With fuel prices rising there’s lots of advice going around about how to lower transportation costs. I hear everything from “hypermilling” to making sure your tires are always full. The biggest consideration on cutting back on driving costs is to determine whether you can get rid of your car entirely.
Admittedly, this can be an extreme measure for some. The reality is that our ways of life often require vehicles, particularly when we live in the “burbs” quite a ways from work. However, we should all evaluate whether or not we can get by without a car. When public transport is readily available, explore using it. When there are multiple cars in a family, consider downsizing and sharing.
Owning a car costs quite a bit more than most realize. We typically only consider the cost of filling up our gas tanks, but the reality is that you end up paying monthly insurance bills, recurring and non-recurring maintenance, and it costs of money to simply hold the capital asset (if you sold your car you could pay off other bills, i.e. credit cards that come at a high cost).

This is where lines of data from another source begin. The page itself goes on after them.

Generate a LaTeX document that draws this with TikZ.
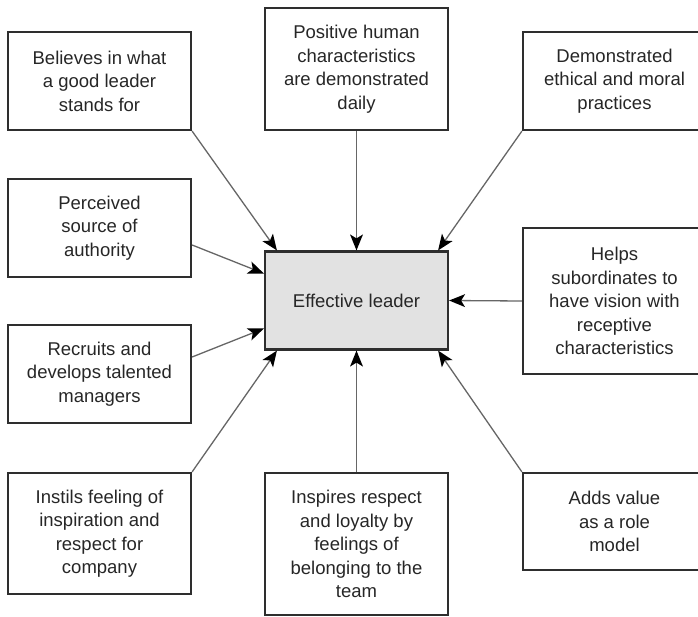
\documentclass[tikz,border=0pt]{standalone}
\usepackage{fontspec}
\setmainfont{Liberation Sans}
\usetikzlibrary{arrows.meta}
\definecolor{boxline}{HTML}{2E2E2E}
\definecolor{wire}{HTML}{666666}
\definecolor{txt}{HTML}{262626}
\definecolor{leaderfill}{HTML}{E2E2E2}
\begin{document}
\begin{tikzpicture}[x=1pt,y=-1pt,
  box/.style={draw=boxline, line width=2.2pt, minimum width=183pt, align=center,
    inner sep=0pt, text=txt, font=\fontsize{18.5}{23.5}\selectfont},
  tiphead/.tip={Stealth[length=16pt,width=13pt,inset=4pt,line width=0pt,fill=black]},
  arr/.style={draw=wire, line width=1.3pt, arrows={-tiphead[black]}}]
\useasboundingbox (0,0) rectangle (698,617);
\clip (0,0) rectangle (698,617);

% central box
\node[box, fill=leaderfill, minimum height=98pt] (leader) at (356.5,300.5) {Effective leader};

% surrounding boxes
\node[box, minimum height=98pt]  (believes)  at (99.5,81)   {Believes in what\\a good leader\\stands for};
\node[box, minimum height=122pt] (positive)  at (356.5,69)  {Positive human\\characteristics\\are demonstrated\\daily};
\node[box, minimum height=98pt]  (ethical)   at (614.5,81)  {Demonstrated\\ethical and moral\\practices};
\node[box, minimum height=98pt]  (authority) at (99.5,228)  {Perceived\\source of\\authority};
\node[box, minimum height=146pt] (vision)    at (614.5,301) {Helps\\subordinates to\\have vision with\\receptive\\characteristics};
\node[box, minimum height=98pt]  (recruits)  at (99.5,374)  {Recruits and\\develops talented\\managers};
\node[box, minimum height=121pt] (instils)   at (99.5,533.5) {Instils feeling of\\inspiration and\\respect for\\company};
\node[box, minimum height=142pt] (inspires)  at (356.5,544) {Inspires respect\\and loyalty by\\feelings of\\belonging to the\\team};
\node[box, minimum height=97pt]  (rolemodel) at (614.5,521.5) {Adds value\\as a role\\model};

% connectors into the central box
\draw[arr] (believes.south east) -- ([xshift=13pt]leader.north west);
\draw[arr] (positive.south) -- (leader.north);
\draw[arr] (ethical.south west) -- ([xshift=-11pt]leader.north east);
\draw[arr] ([yshift=-17pt]authority.east) -- ([yshift=27pt]leader.west);
\draw[arr] (vision.west) -- (leader.east);
\draw[arr] ([yshift=17pt]recruits.east) -- ([yshift=-28pt]leader.west);
\draw[arr] (instils.north east) -- ([xshift=13pt]leader.south west);
\draw[arr] (inspires.north) -- (leader.south);
\draw[arr] (rolemodel.north west) -- ([xshift=-11pt]leader.south east);
\end{tikzpicture}
\end{document}
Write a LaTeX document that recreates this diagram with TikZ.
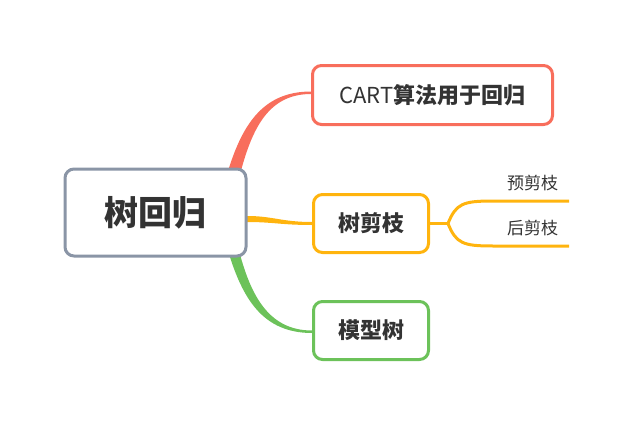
\documentclass[tikz,border=0pt]{standalone}
\usepackage{fontspec}
\setmainfont{Noto Sans CJK SC}
\usetikzlibrary{positioning,backgrounds}
\definecolor{rootgray}{HTML}{8A95A6}
\definecolor{redb}{HTML}{F86E5C}
\definecolor{orangeb}{HTML}{FFB40E}
\definecolor{greenb}{HTML}{6CC25A}
\definecolor{txt}{HTML}{333333}

\begin{document}
\begin{tikzpicture}[x=1pt,y=-1pt]
	\tikzset{topic/.style = {shape=rectangle,draw,line width=3pt,rounded corners=9pt,
			fill=white,text=txt,inner sep=0pt,
			font=\bfseries\fontsize{22}{26}\selectfont}}
	\tikzset{central/.style = {topic,draw=rootgray,minimum width=181pt,
			minimum height=87pt,font=\bfseries\fontsize{34}{40}\selectfont}}
	\tikzset{leaf/.style = {text=txt,inner sep=0pt,font=\fontsize{17}{20}\selectfont}}
	\tikzset{fork/.style = {draw=orangeb,line width=3pt}}
	\useasboundingbox (0,0) rectangle (632,423);
	
	% topics
	\node[central] (root) at (155.5,212.5) {树回归};
	\node[topic,draw=redb,minimum width=240pt,minimum height=59pt] (cart) at (432.5,95)
		{\mdseries CART\bfseries 算法用于回归};
	\node[topic,draw=orangeb,minimum width=115pt,minimum height=58pt] (prune) at (371,223.5) {树剪枝};
	\node[topic,draw=greenb,minimum width=115pt,minimum height=58pt] (model) at (371,330.5) {模型树};
	
	% leaves
	\node[leaf] (pre) at (532.5,183) {预剪枝};
	\node[leaf] (post) at (532.5,228) {后剪枝};
	
	% branches
	\begin{scope}[on background layer]
	\fill[redb] ([xshift=-20pt,yshift=-5pt]root.north east) .. controls +(14,-45) and +(-50,0) ..
		([yshift=3.5pt]cart.west) -- ([yshift=1pt]cart.west) .. controls +(-42,0) and +(12,-45) ..
		([xshift=-7pt,yshift=-5pt]root.north east) -- cycle;
	\fill[orangeb] ([xshift=-5pt,yshift=-3.5pt]root.east) -- ([yshift=-3.5pt]root.east)
		.. controls +(25,0) and +(-30,0) .. ([yshift=1.5pt]prune.west)
		-- ([yshift=-1.5pt]prune.west) .. controls +(-30,0) and +(25,0) ..
		([yshift=-9.5pt]root.east) -- ([xshift=-5pt,yshift=-9.5pt]root.east) -- cycle;
	\fill[greenb] ([xshift=-19pt,yshift=5pt]root.south east) .. controls +(14,45) and +(-50,0) ..
		([yshift=-2.5pt]model.west) -- (model.west) .. controls +(-42,0) and +(12,45) ..
		([xshift=-8pt,yshift=5pt]root.south east) -- cycle;
	\end{scope}
	
	%fork
	\coordinate (split) at ([xshift=18pt]prune.east);
	\coordinate (preend) at (569,201);
	\coordinate (postend) at (569,246);
	\draw[fork] (prune.east) -- (split);
	\draw[fork] (split) .. controls +(8,-20) and +(-30,0) .. ([xshift=-76pt]preend) -- (preend);
	\draw[fork] (split) .. controls +(8,20) and +(-30,0) .. ([xshift=-76pt]postend) -- (postend);
	
\end{tikzpicture}
\end{document}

For instance, if your car is worth $10,000 and you have that much in 16% APR credit card debt, the cost of driving must include the interest payments you could otherwise erase. In this case, it amounts to roughly 1.32% per month, or $132. That’s pure interest expense, for which you derive no worldly benefit!
Totalling the obvious and more subtle costs can easily bring monthly vehicle expenses to $500. Remember that this is after-tax dollars going to what is often a luxury. We should all give it some serious consideration on whether or not we can downgrade to a single car per family, car pool with friends, or take public transportation.